When Marshal Matt Dillon hears the creak of the gallows rope in this tense episode of *Gunsmoke*, he faces a moral reckoning that cuts to the very heart of frontier justice. "The Noose" delivers the kind of slow-burning drama that made the show legendary—a condemned man's final hours, a town hungry for vengeance, and a lawman forced to confront whether the law he upholds serves justice or merely revenge. William Conrad's gravelly voice carries us through Dodge City as tension mounts toward an execution that promises to challenge everything Dillon believes about his duty. The sound design places you squarely in the marshal's office: the ticking clock, the distant crowd, the weight of an impossible decision.
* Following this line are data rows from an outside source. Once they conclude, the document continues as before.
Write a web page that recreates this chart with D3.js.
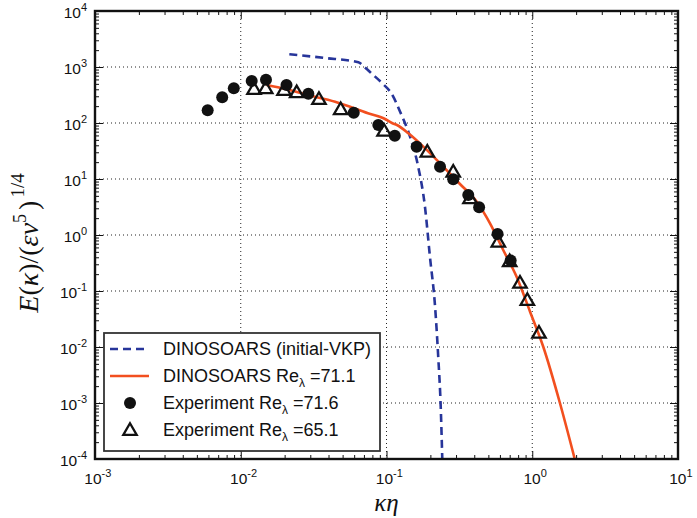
<!DOCTYPE html>
<html>
<head>
<meta charset="utf-8">
<script src="https://cdn.jsdelivr.net/npm/d3@7"></script>
<style>
  html, body { margin: 0; padding: 0; background: #fff; }
  svg { display: block; }
  text { font-family: "Liberation Sans", Arial, sans-serif; }
</style>
</head>
<body>
<svg id="chart" width="697" height="518"></svg>
<script>
// Energy spectra: simulation curves and experimental points
const vkpK   = [0.02154, 0.0378, 0.0641, 0.0711, 0.0797, 0.0931, 0.1086, 0.124, 0.145, 0.165, 0.1836, 0.1986, 0.2154, 0.2264, 0.2355, 0.2415];
const vkpE   = [1686, 1448, 1213, 980, 750, 518, 330, 159, 56.9, 16.6, 3.2, 0.41, 0.0525, 0.00671, 0.00086, 0.000096];

const simK   = [0.01503, 0.0204, 0.0276, 0.0444, 0.0746, 0.0977, 0.109, 0.118, 0.1413, 0.179, 0.245, 0.319, 0.416, 0.513, 0.632, 0.781, 0.966, 1.19, 1.55, 1.965];
const simE   = [477, 405, 325, 240, 149, 118, 100, 92, 65.5, 37.8, 16.6, 8.15, 3.93, 1.62, 0.54, 0.18, 0.0427, 0.0101, 0.00099, 0.0000959];

const exp716K = [0.00593, 0.00746, 0.00896, 0.01189, 0.0149, 0.0206, 0.0291, 0.0596, 0.0879, 0.114, 0.161, 0.233, 0.287, 0.364, 0.432, 0.578, 0.711];
const exp716E = [168.6, 288, 417, 562, 593, 477, 334, 153, 92, 59.3, 37.8, 16.6, 9.88, 5.18, 3.12, 1.04, 0.35];

const exp651K = [0.01233, 0.01483, 0.0198, 0.0242, 0.0344, 0.0485, 0.0962, 0.1905, 0.287, 0.374, 0.585, 0.70, 0.824, 0.925, 1.112];
const exp651E = [405, 417, 388, 353, 268, 176, 72.8, 30.7, 13.5, 4.52, 0.76, 0.34, 0.1406, 0.069, 0.018];

const xMajor = [1e-3, 1e-2, 1e-1, 1e0, 1e1];
const xExp   = ["-3", "-2", "-1", "0", "1"];
const yMajor = [1e-4, 1e-3, 1e-2, 1e-1, 1e0, 1e1, 1e2, 1e3, 1e4];
const yExp   = ["-4", "-3", "-2", "-1", "0", "1", "2", "3", "4"];

const legendLabels = [
  { text: "DINOSOARS (initial-VKP)" },
  { text: "DINOSOARS Re", sub: "λ", tail: " =71.1" },
  { text: "Experiment Re", sub: "λ", tail: " =71.6" },
  { text: "Experiment Re", sub: "λ", tail: " =65.1" }
];

const blue = "#27359a";
const red = "#f24f1f";

const plot = { left: 95, right: 678, top: 11, bottom: 459 };
const svg = d3.select("#chart");

const x = d3.scaleLog().domain([1e-3, 1e1]).range([plot.left, plot.right]);
const y = d3.scaleLog().domain([1e-4, 1e4]).range([plot.bottom, plot.top]);

function minorTicks(majors) {
  const out = [];
  for (let i = 0; i < majors.length - 1; i++)
    for (let m = 2; m <= 9; m++) out.push(majors[i] * m);
  return out;
}
const xMinor = minorTicks(xMajor);
const yMinor = minorTicks(yMajor);

// dotted grid at decades
const grid = svg.append("g").attr("stroke", "#222").attr("stroke-width", 1).attr("stroke-dasharray", "1,3");
grid.selectAll("line.gx").data(xMajor.slice(1, -1)).join("line")
  .attr("x1", d => x(d)).attr("x2", d => x(d)).attr("y1", plot.top).attr("y2", plot.bottom);
grid.selectAll("line.gy").data(yMajor.slice(1, -1)).join("line")
  .attr("y1", d => y(d)).attr("y2", d => y(d)).attr("x1", plot.left).attr("x2", plot.right);

// clip region for curves
svg.append("clipPath").attr("id", "clip").append("rect")
  .attr("x", plot.left).attr("y", plot.top)
  .attr("width", plot.right - plot.left).attr("height", plot.bottom - plot.top);

const line = d3.line().x(d => x(d[0])).y(d => y(d[1]));
const curves = svg.append("g").attr("clip-path", "url(#clip)");

curves.append("path")
  .datum(d3.zip(vkpK, vkpE))
  .attr("d", line.curve(d3.curveMonotoneX))
  .attr("fill", "none").attr("stroke", blue).attr("stroke-width", 2.6)
  .attr("stroke-dasharray", "8,5");

curves.append("path")
  .datum(d3.zip(simK, simE))
  .attr("d", line.curve(d3.curveMonotoneX))
  .attr("fill", "none").attr("stroke", red).attr("stroke-width", 2.6);

// experimental points
const tri = d3.symbol().type(d3.symbolTriangle).size(78);
svg.append("g").selectAll("circle").data(d3.zip(exp716K, exp716E)).join("circle")
  .attr("cx", d => x(d[0])).attr("cy", d => y(d[1])).attr("r", 6)
  .attr("fill", "#111");
svg.append("g").selectAll("path").data(d3.zip(exp651K, exp651E)).join("path")
  .attr("d", tri)
  .attr("transform", d => `translate(${x(d[0])},${y(d[1]) + 1})`)
  .attr("fill", "none").attr("stroke", "#111").attr("stroke-width", 2.3)
  .attr("stroke-linejoin", "miter");

// axes: ticks pointing inward on every side
function styleAxis(g) {
  g.select(".domain").remove();
  g.selectAll(".tick line").attr("stroke", "#111").attr("stroke-width", 1);
}
const noLabel = () => "";

function addAxis(axisFn, scale, transform, majors, minors, labels) {
  const gMaj = svg.append("g").attr("transform", transform)
    .call(axisFn(scale).tickValues(majors).tickSizeInner(-8).tickSizeOuter(0).tickPadding(labels ? 9 : 0)
      .tickFormat(labels ? () => "10" : noLabel));
  styleAxis(gMaj);
  gMaj.attr("font-size", null).attr("font-family", null);
  svg.append("g").attr("transform", transform)
    .call(axisFn(scale).tickValues(minors).tickSizeInner(-4).tickSizeOuter(0).tickFormat(noLabel))
    .call(styleAxis);
  return gMaj;
}

const gx = addAxis(d3.axisBottom, x, `translate(0,${plot.bottom})`, xMajor, xMinor, true);
addAxis(d3.axisTop, x, `translate(0,${plot.top})`, xMajor, xMinor, false);
const gy = addAxis(d3.axisLeft, y, `translate(${plot.left},0)`, yMajor, yMinor, true);
addAxis(d3.axisRight, y, `translate(${plot.right},0)`, yMajor, yMinor, false);

gx.selectAll(".tick text").each(function (d, i) {
  const t = d3.select(this).style("font-size", "15.5px").attr("fill", "#111")
    .attr("dy", "1.0em").attr("dx", "0.15em");
  t.append("tspan").style("font-size", "11px").attr("dy", -7).text(xExp[i]);
});
gy.selectAll(".tick text").each(function (d, i) {
  const t = d3.select(this).style("font-size", "15.5px").attr("fill", "#111")
    .attr("dy", "0.45em").attr("x", -8);
  t.append("tspan").style("font-size", "11px").attr("dy", -7).text(yExp[i]);
});

// frame
svg.append("rect")
  .attr("x", plot.left).attr("y", plot.top)
  .attr("width", plot.right - plot.left).attr("height", plot.bottom - plot.top)
  .attr("fill", "none").attr("stroke", "#111").attr("stroke-width", 2.4);

// axis titles
const serif = "'Liberation Serif', 'DejaVu Serif', serif";
svg.append("text")
  .attr("x", (plot.left + plot.right) / 2).attr("y", 511)
  .attr("text-anchor", "middle").style("font-family", serif).attr("font-style", "italic")
  .style("font-size", "25px").attr("fill", "#111").text("κη");

const yt = svg.append("text")
  .attr("transform", "translate(38,243) rotate(-90)")
  .attr("text-anchor", "middle").style("font-family", serif)
  .style("font-size", "28px").attr("fill", "#111");
yt.append("tspan").attr("font-style", "italic").text("E");
yt.append("tspan").text("(");
yt.append("tspan").attr("font-style", "italic").text("κ");
yt.append("tspan").text(")/(");
yt.append("tspan").attr("font-style", "italic").text("εν");
yt.append("tspan").style("font-size", "18px").attr("dy", -12).text("5");
yt.append("tspan").attr("dy", 12).attr("dx", 4).text(")");
yt.append("tspan").style("font-size", "19px").attr("dy", -14).attr("dx", 3).text("1/4");

// legend
const lg = svg.append("g");
lg.append("rect").attr("x", 104).attr("y", 333).attr("width", 276).attr("height", 118)
  .attr("fill", "#fff").attr("stroke", "#333").attr("stroke-width", 1.8);
const rowY = [349, 376, 403, 430];
lg.append("line").attr("x1", 110).attr("x2", 149).attr("y1", rowY[0]).attr("y2", rowY[0])
  .attr("stroke", blue).attr("stroke-width", 2.6).attr("stroke-dasharray", "8,5");
lg.append("line").attr("x1", 110).attr("x2", 149).attr("y1", rowY[1]).attr("y2", rowY[1])
  .attr("stroke", red).attr("stroke-width", 2.6);
lg.append("circle").attr("cx", 130).attr("cy", rowY[2]).attr("r", 6).attr("fill", "#111");
lg.append("path").attr("d", tri).attr("transform", `translate(130,${rowY[3] + 1})`)
  .attr("fill", "none").attr("stroke", "#111").attr("stroke-width", 2.3);

legendLabels.forEach((l, i) => {
  const t = lg.append("text").attr("x", 163).attr("y", rowY[i] + 6)
    .style("font-size", "18px").attr("fill", "#111").text(l.text);
  if (l.sub) {
    t.append("tspan").style("font-size", "12px").attr("dy", 5).text(l.sub);
    t.append("tspan").attr("dy", -5).text(l.tail);
  }
});
</script>
</body>
</html>
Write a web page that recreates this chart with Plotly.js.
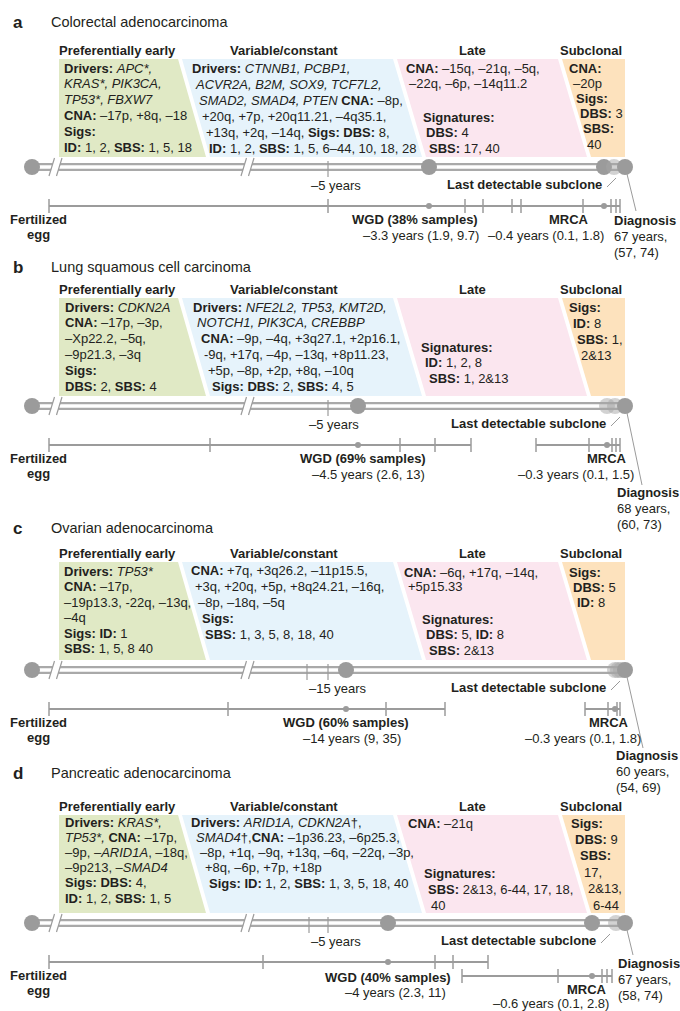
<!DOCTYPE html>
<html><head><meta charset="utf-8">
<script src="https://cdn.plot.ly/plotly-3.0.1.min.js"></script>
<style>html,body{margin:0;padding:0;background:#fff}#chart{width:680px;height:1011px}</style>
</head><body><div id="chart"></div>
<script>
// ---------------- DATA ----------------
const panelLetters = ['a', 'b', 'c', 'd'];
const cancerTypes = ['Colorectal adenocarcinoma', 'Lung squamous cell carcinoma', 'Ovarian adenocarcinoma', 'Pancreatic adenocarcinoma'];
const stageHeaders = ['Preferentially early', 'Variable/constant', 'Late', 'Subclonal'];

const earlyText = [
  ['<b>Drivers:</b> <i>APC*,</i>', '<i>KRAS*, PIK3CA,</i>', '<i>TP53*, FBXW7</i>', '<b>CNA:</b> –17p, +8q, –18', '<b>Sigs:</b>', '<b>ID:</b> 1, 2, <b>SBS:</b> 1, 5, 18'],
  ['<b>Drivers:</b> <i>CDKN2A</i>', '<b>CNA:</b> –17p, –3p,', '–Xp22.2, –5q,', '–9p21.3, –3q', '<b>Sigs:</b>', '<b>DBS:</b> 2, <b>SBS:</b> 4'],
  ['<b>Drivers:</b> <i>TP53*</i>', '<b>CNA:</b> –17p,', '–19p13.3, -22q, –13q,', '–4q', '<b>Sigs: ID:</b> 1', '<b>SBS:</b> 1, 5, 8 40'],
  ['<b>Drivers:</b> <i>KRAS*,</i>', '<i>TP53*,</i> <b>CNA:</b> –17p,', '–9p, –<i>ARID1A</i>, –18q,', '–9p213, –<i>SMAD4</i>', '<b>Sigs: DBS:</b> 4,', '<b>ID:</b> 1, 2, <b>SBS:</b> 1, 5']
];
const variableText = [
  ['<b>Drivers:</b> <i>CTNNB1, PCBP1,</i>', '<i>ACVR2A, B2M, SOX9, TCF7L2,</i>', '<i>SMAD2, SMAD4, PTEN</i> <b>CNA:</b> –8p,', '+20q, +7p, +20q11.21, –4q35.1,', '+13q, +2q, –14q, <b>Sigs: DBS:</b> 8,', '<b>ID:</b> 1, 2, <b>SBS:</b> 1, 5, 6–44, 10, 18, 28'],
  ['<b>Drivers:</b> <i>NFE2L2, TP53, KMT2D,</i>', '<i>NOTCH1, PIK3CA, CREBBP</i>', '<b>CNA:</b> –9p, –4q, +3q27.1, +2p16.1,', '-9q, +17q, –4p, –13q, +8p11.23,', '+5p, –8p, +2p, +8q, –10q', '<b>Sigs: DBS:</b> 2, <b>SBS:</b> 4, 5'],
  ['<b>CNA:</b> +7q, +3q26.2, –11p15.5,', '+3q, +20q, +5p, +8q24.21, –16q,', '–8p, –18q, –5q', '<b>Sigs:</b>', '<b>SBS:</b> 1, 3, 5, 8, 18, 40'],
  ['<b>Drivers:</b> <i>ARID1A, CDKN2A</i>†,', '<i>SMAD4</i>†,<b>CNA:</b> –1p36.23, –6p25.3,', '–8p, +1q, –9q, +13q, –6q, –22q, –3p,', '+8q, –6p, +7p, +18p', '<b>Sigs: ID:</b> 1, 2, <b>SBS:</b> 1, 3, 5, 18, 40']
];
const lateCnaText = [
  ['<b>CNA:</b> –15q, –21q, –5q,', '–22q, –6p, –14q11.2'],
  [],
  ['<b>CNA:</b> –6q, +17q, –14q,', '+5p15.33'],
  ['<b>CNA:</b> –21q']
];
const lateSigText = [
  ['<b>Signatures:</b>', '<b>DBS:</b> 4', '<b>SBS:</b> 17, 40'],
  ['<b>Signatures:</b>', '<b>ID:</b> 1, 2, 8', '<b>SBS:</b> 1, 2&amp;13'],
  ['<b>Signatures:</b>', '<b>DBS:</b> 5, <b>ID:</b> 8', '<b>SBS:</b> 2&amp;13'],
  ['<b>Signatures:</b>', '<b>SBS:</b> 2&amp;13, 6-44, 17, 18,', '40']
];
const subclonalText = [
  ['<b>CNA:</b>', '–20p', '<b>Sigs:</b>', '<b>DBS:</b> 3', '<b>SBS:</b>', '40'],
  ['<b>Sigs:</b>', '<b>ID:</b> 8', '<b>SBS:</b> 1,', '2&amp;13'],
  ['<b>Sigs:</b>', '<b>DBS:</b> 5', '<b>ID:</b> 8'],
  ['<b>Sigs:</b>', '<b>DBS:</b> 9', '<b>SBS:</b>', '17,', '2&amp;13,', '6-44']
];
const wgdPercent = [38, 69, 60, 40];
const wgdYears = [-3.3, -4.5, -14, -4];
const wgdLow = [1.9, 2.6, 9, 2.3];
const wgdHigh = [9.7, 13, 35, 11];
const mrcaYears = [-0.4, -0.3, -0.3, -0.6];
const mrcaLow = [0.1, 0.1, 0.1, 0.1];
const mrcaHigh = [1.8, 1.5, 1.8, 2.8];
const diagnosisAge = [67, 68, 60, 67];
const diagnosisLow = [57, 60, 54, 58];
const diagnosisHigh = [74, 73, 69, 74];
const refYears = [-5, -5, -15, -5];

// ------------- SCHEMATIC TIMELINE POSITIONS (layout) -------------
const wgdBarMarks = [[49, 328, 465, 483, 521], [49, 210, 400, 435, 471], [49, 228, 386, 445], [49, 263, 435, 453, 488]];
const wgdPos = [429, 358, 346, 388];
const mrcaBarMarks = [[512, 583, 611, 616, 620], [536, 589, 612, 616, 620], [585, 608, 617, 620], [462, 558, 602, 607, 612]];
const mrcaPos = [604, 607, 615, 592];
const mrcaDark = [true, false, false, true];
const subclonePos = [[614], [615], [618, 621], [616]];
const refTickPos = [[328], [328], [307, 328], [309, 328]];
const refLabelX = [336, 334, 338, 336];

// ------------- LAYOUT CONSTANTS -------------
const W = 680, H = 1011;
const FONT = 'Liberation Sans, Arial, Helvetica, sans-serif';
const INK = '#231f20';
const GRAY = '#9b9b9b';
const regionTop = [59, 298, 562, 815];
const titleY = [22, 267, 528, 773];
const FILLS = ['#e0e9c5', '#e6f3fb', '#fbe6ef', '#fde2bd'];
const startX = 32, diagX = 625;

const greenCfg = [{x:63,dx:0,y:68,lh:15.8},{x:64,dx:0,y:307,lh:15.8},{x:63,dx:0,y:571,lh:15.5},{x:64,dx:0,y:822,lh:15.2}];
const blueCfg = [{x:191,dx:3.4,y:68,lh:16},{x:192,dx:3.8,y:307,lh:15.8},{x:190,dx:3.5,y:570,lh:16},{x:190,dx:4.5,y:822,lh:15.3}];
const lateCnaCfg = [{x:405,dx:3,y:68,lh:15.5},{x:0,dx:0,y:0,lh:0},{x:403,dx:4,y:572,lh:14.5},{x:407,dx:0,y:823,lh:15}];
const lateSigCfg = [{x:422,dx:3,y:117,lh:15.5},{x:420,dx:4,y:347,lh:15.5},{x:421,dx:3.5,y:619,lh:15.5},{x:423,dx:3.5,y:873,lh:16}];
const subCfg = [{x:568,dx:3.5,y:68,lh:15.2},{x:568,dx:4,y:307,lh:16},{x:568,dx:4,y:572,lh:15},{x:570,dx:4.3,y:823,lh:16.4}];

const wgdLabRight = [479, 427, 410, 452], wgdLabY = [219, 458, 722, 977];
const wgdYrsRight = [480, 426, 402, 447], wgdYrsY = [235, 474, 738, 992];
const mrcaLabRight = [590, 628, 630, 608], mrcaLabY = [219, 458, 722, 989];
const mrcaYrsRight = [605, 635, 642, 610], mrcaYrsY = [235, 474, 738, 1003];
const mrcaRow = [0, 0, 0, 1];
const diagLabX = [613, 616, 615, 617], diagLabY = [220, 492, 755, 963];
const diagLineEnd = [[636, 211], [642, 485], [643, 748], [633, 955]];
const subLabRight = [603, 607, 607, 597];

// ------------- BUILD -------------
const shapes = [], annotations = [], traces = [];
function txt(x, y, text, o) {
  o = o || {};
  annotations.push({
    x: x, y: y, xref: 'x', yref: 'y', text: text, showarrow: false,
    xanchor: o.xanchor || 'left', yanchor: 'middle', borderpad: 0,
    font: {family: FONT, size: o.size || 13, color: INK}
  });
}
function block(lines, c) {
  lines.forEach(function (s, k) { if (s) txt(c.x + c.dx * k, c.y + c.lh * k, s); });
}
function poly(pts, fill) {
  shapes.push({type: 'path', xref: 'x', yref: 'y', layer: 'below', fillcolor: fill, line: {width: 0},
    path: 'M' + pts.map(function (p) { return p[0] + ',' + p[1]; }).join(' L') + ' Z'});
}
function seg(x0, y0, x1, y1, color, width) {
  shapes.push({type: 'line', xref: 'x', yref: 'y', layer: 'below', x0: x0, y0: y0, x1: x1, y1: y1, line: {color: color, width: width}});
}
function fmtNeg(v) { return '–' + Math.abs(v); }

function bar(marks, dot, y) {
  const lo = Math.min.apply(null, marks), hi = Math.max.apply(null, marks);
  traces.push({type: 'scatter', mode: 'lines', x: [lo, hi], y: [y, y], line: {color: GRAY, width: 2}, hoverinfo: 'skip'});
  traces.push({type: 'scatter', mode: 'markers', x: marks, y: marks.map(function () { return y; }),
    marker: {symbol: 'line-ns', size: 10, color: GRAY, line: {color: GRAY, width: 1.5}}, hoverinfo: 'skip'});
  traces.push({type: 'scatter', mode: 'markers', x: [dot], y: [y], marker: {size: 6, color: GRAY}, hoverinfo: 'skip'});
}

for (let i = 0; i < 4; i++) {
  const rt = regionTop[i], rb = rt + 98, tl = rt + 108, by = tl + 39;
  // title
  txt(12, titleY[i], '<b>' + panelLetters[i] + '</b>', {size: 17});
  txt(50, titleY[i], cancerTypes[i], {size: 14.5});
  // headers
  const hx = [117, 284, 472, 591];
  stageHeaders.forEach(function (h, k) { txt(hx[k], rt - 9, '<b>' + h + '</b>', {xanchor: 'center'}); });
  // regions
  poly([[59, rt], [178, rt], [206, rb], [59, rb]], FILLS[0]);
  poly([[182, rt], [393, rt], [422, rb], [210, rb]], FILLS[1]);
  poly([[397, rt], [558, rt], [587, rb], [426, rb]], FILLS[2]);
  poly([[562, rt], [625, rt], [625, rb], [591, rb]], FILLS[3]);
  // texts
  block(earlyText[i], greenCfg[i]);
  block(variableText[i], blueCfg[i]);
  block(lateCnaText[i], lateCnaCfg[i]);
  block(lateSigText[i], lateSigCfg[i]);
  block(subclonalText[i], subCfg[i]);
  // timeline pipe
  seg(startX, tl, diagX, tl, '#a9a9a9', 8);
  seg(startX, tl, diagX, tl, '#ffffff', 3.5);
  // breaks
  [55.5, 247.5].forEach(function (bx) {
    shapes.push({type: 'path', xref: 'x', yref: 'y', layer: 'below', fillcolor: '#ffffff', line: {width: 0},
      path: 'M' + (bx - 5.5) + ',' + (tl + 6) + ' L' + (bx - 2) + ',' + (tl - 6) + ' L' + (bx + 5.5) + ',' + (tl - 6) + ' L' + (bx + 2) + ',' + (tl + 6) + ' Z'});
    seg(bx - 6.5, tl + 9, bx - 1, tl - 9, GRAY, 1.2);
    seg(bx + 1, tl + 9, bx + 6.5, tl - 9, GRAY, 1.2);
  });
  // reference ticks
  refTickPos[i].forEach(function (rx) { seg(rx, tl - 6, rx, tl + 10, GRAY, 1.2); });
  txt(refLabelX[i], tl + 18, fmtNeg(refYears[i]) + ' years', {xanchor: 'center'});
  // circles
  const dark = [startX, wgdPos[i]];
  const light = subclonePos[i].slice();
  if (mrcaDark[i]) dark.push(mrcaPos[i]); else light.unshift(mrcaPos[i]);
  traces.push({type: 'scatter', mode: 'markers', x: dark, y: dark.map(function () { return tl; }),
    marker: {size: 16, color: GRAY}, hoverinfo: 'skip'});
  traces.push({type: 'scatter', mode: 'markers', x: light, y: light.map(function () { return tl; }),
    marker: {size: 16, color: 'rgba(165,165,165,0.5)'}, hoverinfo: 'skip'});
  traces.push({type: 'scatter', mode: 'markers', x: [diagX], y: [tl], marker: {size: 16, color: GRAY}, hoverinfo: 'skip'});
  // last detectable subclone
  const sy = tl + 17, sr = subLabRight[i];
  txt(sr, sy, '<b>Last detectable subclone</b>', {xanchor: 'right'});
  seg(sr + 4, sy + 3, sr + 13, sy - 6, GRAY, 1);
  // diagnosis
  seg(diagX + 2, tl + 7, diagLineEnd[i][0], diagLineEnd[i][1], GRAY, 1);
  txt(diagLabX[i], diagLabY[i], '<b>Diagnosis</b>');
  txt(diagLabX[i], diagLabY[i] + 16, diagnosisAge[i] + ' years,');
  txt(diagLabX[i], diagLabY[i] + 32, '(' + diagnosisLow[i] + ', ' + diagnosisHigh[i] + ')');
  // bars
  bar(wgdBarMarks[i], wgdPos[i], by);
  bar(mrcaBarMarks[i], mrcaPos[i], by + 14 * mrcaRow[i]);
  // egg
  txt(38, by + 13, '<b>Fertilized</b>', {xanchor: 'center'});
  txt(38, by + 28, '<b>egg</b>', {xanchor: 'center'});
  // WGD labels
  txt(wgdLabRight[i], wgdLabY[i], '<b>WGD (' + wgdPercent[i] + '% samples)</b>', {xanchor: 'right'});
  txt(wgdYrsRight[i], wgdYrsY[i], fmtNeg(wgdYears[i]) + ' years (' + wgdLow[i] + ', ' + wgdHigh[i] + ')', {xanchor: 'right'});
  // MRCA labels
  txt(mrcaLabRight[i], mrcaLabY[i], '<b>MRCA</b>', {xanchor: 'right'});
  txt(mrcaYrsRight[i], mrcaYrsY[i], fmtNeg(mrcaYears[i]) + ' years (' + mrcaLow[i] + ', ' + mrcaHigh[i] + ')', {xanchor: 'right'});
}

const layout = {
  width: W, height: H, margin: {l: 0, r: 0, t: 0, b: 0},
  paper_bgcolor: '#ffffff', plot_bgcolor: '#ffffff', showlegend: false,
  xaxis: {range: [0, W], visible: false, fixedrange: true},
  yaxis: {range: [H, 0], visible: false, fixedrange: true},
  shapes: shapes, annotations: annotations
};
Plotly.newPlot('chart', traces, layout, {staticPlot: true, displayModeBar: false});
</script></body></html>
This is *Gunsmoke* at its finest—not quick-draw shootouts, but the psychological warfare of a man wrestling with the machinery of the law itself.

*Gunsmoke* revolutionized the western genre by bringing psychological depth and moral complexity to radio drama. Rather than glorifying frontier gunplay, the show examined the real costs of maintaining civilization in an untamed land. Matt Dillon became America's conscience on the prairie—not a trigger-happy hero, but a thoughtful administrator of justice who understood that a badge meant responsibility above all else. The program's enormous popularity (it would run for nine seasons and later transition successfully to television) stemmed from its willingness to ask hard questions about right and wrong in shades of gray.

"The Noose" stands as a perfect example of why *Gunsmoke* captured the imagination of millions of Americans gathered around their radios. Whether you're a longtime devotee or discovering the show for the first time, this episode demonstrates that true drama needs no six-guns blazing—only a man, a decision, and a noose.